Product testing tips
Whether it’s your first or fifth product test, keep the following tips in mind:
Detail your testing procedure
Document every step of your product testing process clearly. That way, you can easily replicate it. Consistency in testing is key for getting comparable results.
Prepare for variability
Be OK with variability in your results, especially when working with human testers. Differences in perceptions, preferences, or habits can lead to variation. Plan to include a wide range of testers to capture and account for it.
Are you working with a team of testers? Make sure everyone understands the testing protocols, assessment criteria, and ways to score the tested attributes. Host a session before testing starts to discuss any uncertainties or questions.

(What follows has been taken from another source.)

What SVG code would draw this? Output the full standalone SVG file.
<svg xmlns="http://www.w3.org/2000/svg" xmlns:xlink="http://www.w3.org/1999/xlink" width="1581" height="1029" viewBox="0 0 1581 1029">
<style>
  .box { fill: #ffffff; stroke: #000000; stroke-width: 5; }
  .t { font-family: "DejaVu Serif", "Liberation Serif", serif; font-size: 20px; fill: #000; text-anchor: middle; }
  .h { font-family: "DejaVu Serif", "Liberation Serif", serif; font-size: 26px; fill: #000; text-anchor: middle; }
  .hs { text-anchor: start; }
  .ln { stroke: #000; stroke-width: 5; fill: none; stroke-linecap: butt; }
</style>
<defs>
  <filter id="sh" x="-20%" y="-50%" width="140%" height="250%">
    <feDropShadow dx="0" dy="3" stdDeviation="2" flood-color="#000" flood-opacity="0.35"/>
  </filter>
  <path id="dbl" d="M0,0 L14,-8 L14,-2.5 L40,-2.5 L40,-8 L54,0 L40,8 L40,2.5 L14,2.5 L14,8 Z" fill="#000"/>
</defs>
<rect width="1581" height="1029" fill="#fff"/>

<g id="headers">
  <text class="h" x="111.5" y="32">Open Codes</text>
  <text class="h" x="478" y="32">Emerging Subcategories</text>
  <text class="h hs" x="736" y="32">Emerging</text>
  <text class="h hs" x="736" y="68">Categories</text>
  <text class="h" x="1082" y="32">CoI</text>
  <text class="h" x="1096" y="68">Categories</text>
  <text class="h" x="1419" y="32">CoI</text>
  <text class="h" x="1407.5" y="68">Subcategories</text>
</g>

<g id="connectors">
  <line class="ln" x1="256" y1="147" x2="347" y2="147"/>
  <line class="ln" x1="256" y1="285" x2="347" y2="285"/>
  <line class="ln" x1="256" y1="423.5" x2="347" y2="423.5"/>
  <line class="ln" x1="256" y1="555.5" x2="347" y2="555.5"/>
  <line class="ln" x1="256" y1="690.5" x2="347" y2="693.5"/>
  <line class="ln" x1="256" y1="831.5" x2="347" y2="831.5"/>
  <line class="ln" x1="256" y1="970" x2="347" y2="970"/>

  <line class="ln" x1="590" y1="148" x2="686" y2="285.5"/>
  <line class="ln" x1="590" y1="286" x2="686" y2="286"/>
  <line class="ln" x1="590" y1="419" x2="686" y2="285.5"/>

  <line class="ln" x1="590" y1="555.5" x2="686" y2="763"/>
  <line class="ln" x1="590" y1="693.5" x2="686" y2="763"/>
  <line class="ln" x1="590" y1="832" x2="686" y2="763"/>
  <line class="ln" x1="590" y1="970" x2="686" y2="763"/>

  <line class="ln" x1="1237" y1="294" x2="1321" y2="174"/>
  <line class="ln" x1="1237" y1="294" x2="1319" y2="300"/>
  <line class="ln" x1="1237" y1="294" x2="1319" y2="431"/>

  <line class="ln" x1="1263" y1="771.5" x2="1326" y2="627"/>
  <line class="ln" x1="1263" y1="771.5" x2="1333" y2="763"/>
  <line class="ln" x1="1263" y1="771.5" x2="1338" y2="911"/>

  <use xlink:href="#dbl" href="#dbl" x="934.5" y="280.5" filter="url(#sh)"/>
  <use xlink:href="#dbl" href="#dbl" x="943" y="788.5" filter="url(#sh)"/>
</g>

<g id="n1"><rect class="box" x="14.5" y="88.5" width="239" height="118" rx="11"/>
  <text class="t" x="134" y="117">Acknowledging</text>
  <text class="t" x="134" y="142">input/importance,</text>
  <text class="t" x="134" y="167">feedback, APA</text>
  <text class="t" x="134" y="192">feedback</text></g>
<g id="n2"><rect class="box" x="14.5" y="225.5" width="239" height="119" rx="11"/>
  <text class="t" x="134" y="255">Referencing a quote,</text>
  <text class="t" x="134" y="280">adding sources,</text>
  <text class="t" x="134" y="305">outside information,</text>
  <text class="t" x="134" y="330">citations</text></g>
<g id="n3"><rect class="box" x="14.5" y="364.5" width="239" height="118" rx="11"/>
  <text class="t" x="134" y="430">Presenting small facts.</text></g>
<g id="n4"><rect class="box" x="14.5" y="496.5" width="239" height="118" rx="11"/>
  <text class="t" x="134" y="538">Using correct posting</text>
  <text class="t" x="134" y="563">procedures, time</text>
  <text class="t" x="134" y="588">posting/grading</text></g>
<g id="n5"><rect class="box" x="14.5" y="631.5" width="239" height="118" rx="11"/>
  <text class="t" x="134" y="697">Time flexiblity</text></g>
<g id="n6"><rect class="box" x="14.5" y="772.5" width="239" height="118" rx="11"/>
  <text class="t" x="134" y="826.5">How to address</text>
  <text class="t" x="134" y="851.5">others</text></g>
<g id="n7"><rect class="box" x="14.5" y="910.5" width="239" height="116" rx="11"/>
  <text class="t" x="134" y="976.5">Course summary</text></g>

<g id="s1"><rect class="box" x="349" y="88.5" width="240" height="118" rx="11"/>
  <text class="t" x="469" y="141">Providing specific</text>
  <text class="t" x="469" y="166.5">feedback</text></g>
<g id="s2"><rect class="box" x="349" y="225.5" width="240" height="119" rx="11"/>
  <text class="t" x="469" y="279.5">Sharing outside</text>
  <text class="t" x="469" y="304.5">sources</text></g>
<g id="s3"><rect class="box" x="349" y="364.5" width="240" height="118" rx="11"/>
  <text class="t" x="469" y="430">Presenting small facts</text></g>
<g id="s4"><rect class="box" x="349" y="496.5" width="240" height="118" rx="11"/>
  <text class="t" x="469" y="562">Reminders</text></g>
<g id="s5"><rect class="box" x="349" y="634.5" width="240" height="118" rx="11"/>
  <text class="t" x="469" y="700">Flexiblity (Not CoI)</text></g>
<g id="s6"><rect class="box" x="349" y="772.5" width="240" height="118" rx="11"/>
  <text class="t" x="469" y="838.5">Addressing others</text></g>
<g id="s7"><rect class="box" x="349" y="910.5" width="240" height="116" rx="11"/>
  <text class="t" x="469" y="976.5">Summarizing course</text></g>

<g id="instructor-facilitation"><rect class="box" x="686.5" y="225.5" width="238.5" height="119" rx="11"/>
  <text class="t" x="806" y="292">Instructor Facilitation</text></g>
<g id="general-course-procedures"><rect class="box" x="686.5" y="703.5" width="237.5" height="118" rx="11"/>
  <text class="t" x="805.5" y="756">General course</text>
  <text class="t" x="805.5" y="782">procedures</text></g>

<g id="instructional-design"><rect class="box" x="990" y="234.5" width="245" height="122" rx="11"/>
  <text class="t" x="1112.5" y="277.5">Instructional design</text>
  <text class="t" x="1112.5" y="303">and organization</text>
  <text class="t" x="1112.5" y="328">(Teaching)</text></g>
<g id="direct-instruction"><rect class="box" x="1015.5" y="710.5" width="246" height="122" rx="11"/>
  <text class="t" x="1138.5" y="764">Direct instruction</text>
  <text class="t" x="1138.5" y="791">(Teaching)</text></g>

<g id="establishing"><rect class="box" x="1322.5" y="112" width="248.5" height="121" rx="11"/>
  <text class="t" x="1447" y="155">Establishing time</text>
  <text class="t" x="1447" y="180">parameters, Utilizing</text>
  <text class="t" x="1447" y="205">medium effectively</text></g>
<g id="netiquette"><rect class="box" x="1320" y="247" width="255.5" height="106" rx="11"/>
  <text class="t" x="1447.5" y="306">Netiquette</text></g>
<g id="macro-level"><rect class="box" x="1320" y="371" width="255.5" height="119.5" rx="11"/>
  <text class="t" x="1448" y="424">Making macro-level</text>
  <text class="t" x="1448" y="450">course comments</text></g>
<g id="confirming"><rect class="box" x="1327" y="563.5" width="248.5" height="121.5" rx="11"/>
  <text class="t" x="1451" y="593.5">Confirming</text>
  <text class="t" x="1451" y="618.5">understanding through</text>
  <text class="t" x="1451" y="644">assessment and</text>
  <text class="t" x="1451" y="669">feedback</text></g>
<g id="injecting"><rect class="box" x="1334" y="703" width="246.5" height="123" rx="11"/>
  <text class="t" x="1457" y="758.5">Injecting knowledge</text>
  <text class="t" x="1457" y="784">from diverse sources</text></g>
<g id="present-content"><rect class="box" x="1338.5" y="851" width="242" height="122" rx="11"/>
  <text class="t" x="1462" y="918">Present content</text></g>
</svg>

Have a data management strategy
Collecting data is only half the battle. Managing it is equally as important. Put systems in place for storing, analyzing, and interpreting the data you collect during testing. Qualtrics is an excellent product experience management software you can use to manage the process.
Incorporate real-time feedback
Encourage testers to provide feedback while they’re using the product. This yields more accurate and authentic insights than if they try to remember their experiences after the fact.
Keep an open mind
Expect unexpected feedback, and don’t dismiss it if it doesn’t match your expectations. The best insights come from unanticipated feedback.

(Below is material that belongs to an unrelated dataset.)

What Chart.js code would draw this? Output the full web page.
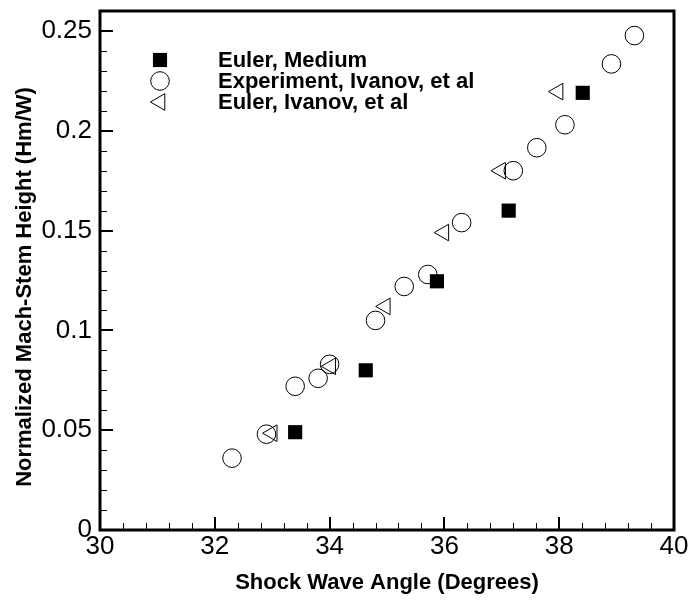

Data is only as good as your ability to communicate insights. Translate your findings into actionable, understandable reports for your team. Whenever possible, use visual aids like charts or graphs to illustrate key points.
Try a product testing site
A product testing website offers a broader audience and structured feedback opportunities. With them, you can reach testers who might be inaccessible otherwise. Be sure to vet these sites and understand their tester pool, data handling, and privacy policies. Some of the best product testing companies include Influenster, Vocal Point, and i-say.

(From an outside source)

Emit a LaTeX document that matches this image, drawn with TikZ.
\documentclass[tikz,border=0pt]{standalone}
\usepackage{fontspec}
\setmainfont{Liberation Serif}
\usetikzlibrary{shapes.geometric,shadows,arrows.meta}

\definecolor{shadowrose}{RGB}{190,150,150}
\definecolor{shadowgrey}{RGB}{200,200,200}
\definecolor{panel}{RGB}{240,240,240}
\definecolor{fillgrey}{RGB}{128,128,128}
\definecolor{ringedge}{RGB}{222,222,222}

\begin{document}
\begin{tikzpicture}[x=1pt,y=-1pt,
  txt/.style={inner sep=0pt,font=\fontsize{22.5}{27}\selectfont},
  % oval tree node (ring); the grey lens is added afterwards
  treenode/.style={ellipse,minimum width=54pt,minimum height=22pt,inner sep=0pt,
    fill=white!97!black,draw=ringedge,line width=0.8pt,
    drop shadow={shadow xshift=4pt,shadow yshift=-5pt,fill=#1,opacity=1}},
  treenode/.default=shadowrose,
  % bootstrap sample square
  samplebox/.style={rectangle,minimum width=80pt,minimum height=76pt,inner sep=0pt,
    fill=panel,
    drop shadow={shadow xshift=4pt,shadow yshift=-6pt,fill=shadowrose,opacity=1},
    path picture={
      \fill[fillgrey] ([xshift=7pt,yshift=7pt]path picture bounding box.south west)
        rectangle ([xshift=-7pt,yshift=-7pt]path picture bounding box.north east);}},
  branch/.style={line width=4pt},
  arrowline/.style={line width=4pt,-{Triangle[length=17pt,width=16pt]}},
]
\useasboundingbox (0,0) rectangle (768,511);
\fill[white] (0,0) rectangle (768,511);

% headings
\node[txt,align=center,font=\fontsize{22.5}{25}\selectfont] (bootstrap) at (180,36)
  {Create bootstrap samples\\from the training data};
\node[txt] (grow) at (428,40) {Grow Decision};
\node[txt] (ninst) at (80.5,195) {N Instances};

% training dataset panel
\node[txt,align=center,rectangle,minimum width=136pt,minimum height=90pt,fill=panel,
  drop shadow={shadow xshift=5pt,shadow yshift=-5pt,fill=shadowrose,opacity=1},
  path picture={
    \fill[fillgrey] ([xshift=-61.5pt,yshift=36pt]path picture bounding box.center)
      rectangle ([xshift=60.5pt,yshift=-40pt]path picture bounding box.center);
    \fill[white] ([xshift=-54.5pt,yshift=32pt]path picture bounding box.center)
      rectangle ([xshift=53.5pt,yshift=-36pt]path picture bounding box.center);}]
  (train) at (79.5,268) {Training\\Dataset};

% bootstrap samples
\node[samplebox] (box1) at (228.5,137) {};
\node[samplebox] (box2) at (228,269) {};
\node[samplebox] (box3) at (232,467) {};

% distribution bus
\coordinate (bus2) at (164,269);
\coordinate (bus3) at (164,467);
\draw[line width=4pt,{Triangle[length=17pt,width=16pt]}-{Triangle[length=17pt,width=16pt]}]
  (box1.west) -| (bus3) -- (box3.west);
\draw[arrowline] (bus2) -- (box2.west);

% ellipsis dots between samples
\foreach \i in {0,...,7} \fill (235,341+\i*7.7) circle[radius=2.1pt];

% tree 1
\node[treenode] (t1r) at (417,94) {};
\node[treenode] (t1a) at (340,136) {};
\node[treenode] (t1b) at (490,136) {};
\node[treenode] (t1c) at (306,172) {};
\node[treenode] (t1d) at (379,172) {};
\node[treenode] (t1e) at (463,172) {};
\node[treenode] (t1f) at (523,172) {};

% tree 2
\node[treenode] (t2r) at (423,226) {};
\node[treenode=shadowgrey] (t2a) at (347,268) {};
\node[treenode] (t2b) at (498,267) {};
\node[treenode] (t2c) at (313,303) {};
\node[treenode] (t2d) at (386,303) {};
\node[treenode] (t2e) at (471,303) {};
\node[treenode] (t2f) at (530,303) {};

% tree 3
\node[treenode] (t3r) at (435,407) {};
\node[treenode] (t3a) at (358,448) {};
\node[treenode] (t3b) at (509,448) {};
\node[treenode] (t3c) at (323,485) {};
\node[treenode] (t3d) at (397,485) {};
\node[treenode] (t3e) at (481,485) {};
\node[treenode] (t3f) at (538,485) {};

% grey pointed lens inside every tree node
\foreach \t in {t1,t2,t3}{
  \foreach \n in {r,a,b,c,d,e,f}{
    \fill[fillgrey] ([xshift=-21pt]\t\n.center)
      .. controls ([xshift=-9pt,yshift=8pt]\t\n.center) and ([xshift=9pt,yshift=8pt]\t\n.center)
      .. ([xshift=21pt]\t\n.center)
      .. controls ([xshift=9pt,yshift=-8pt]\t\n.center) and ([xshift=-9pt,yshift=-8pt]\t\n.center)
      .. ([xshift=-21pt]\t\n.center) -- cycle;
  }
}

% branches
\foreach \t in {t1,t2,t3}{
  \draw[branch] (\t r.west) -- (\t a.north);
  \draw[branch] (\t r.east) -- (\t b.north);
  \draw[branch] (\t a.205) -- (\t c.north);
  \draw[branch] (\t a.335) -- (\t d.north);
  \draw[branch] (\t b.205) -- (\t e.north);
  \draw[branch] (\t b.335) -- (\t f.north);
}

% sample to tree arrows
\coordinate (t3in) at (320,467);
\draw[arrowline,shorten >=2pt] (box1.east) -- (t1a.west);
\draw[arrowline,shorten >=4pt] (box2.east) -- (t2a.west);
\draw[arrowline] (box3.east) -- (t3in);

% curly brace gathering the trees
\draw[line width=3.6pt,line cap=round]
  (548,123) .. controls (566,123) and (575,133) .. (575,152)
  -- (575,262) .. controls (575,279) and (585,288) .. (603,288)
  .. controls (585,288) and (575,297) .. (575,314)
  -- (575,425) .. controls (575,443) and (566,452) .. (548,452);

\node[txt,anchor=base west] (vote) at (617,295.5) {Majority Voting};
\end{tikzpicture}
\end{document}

Mistakes to avoid when product testing
Product testing is prone to mistakes that can alter results and waste your time. Here are some common mistakes to avoid:
- Poor planning. Without a well-defined testing plan, teams can become reactive instead of proactive, addressing issues haphazardly as they arise rather than systematically. Clearly define what needs to be tested, who will do it, when, and how.
- Testing too late. When product development teams wait to test products, they miss out discovering flaws and uncovering new insights. Maybe they are trying to save money or polish a certain feature set before launch. But it usually leads to launching a product that doesn’t meet a user’s needs.
- Ignoring user feedback. Beta testing or user testing phases are vital for understanding how real users interact with the product. For instance, users might struggle with an interface that seemed intuitive to the designers, revealing a need for redesign.
- Lack of diversity in testing teams. A diverse testing team brings varied perspectives that can catch issues that might not be obvious to others. For example, cultural differences can affect how a product is perceived, and what might be acceptable in one culture could be problematic in another.
It’s important to avoid these mistakes so you can deliver a product that’s high-quality, meets user expectations, and works properly.
Can your store benefit from product testing?
A product testing process is a critical part of your company’s success. Do your research, plan accordingly, and continuously test your products with people. It’s the best way to understand what works and what doesn’t, and stay ahead of the market.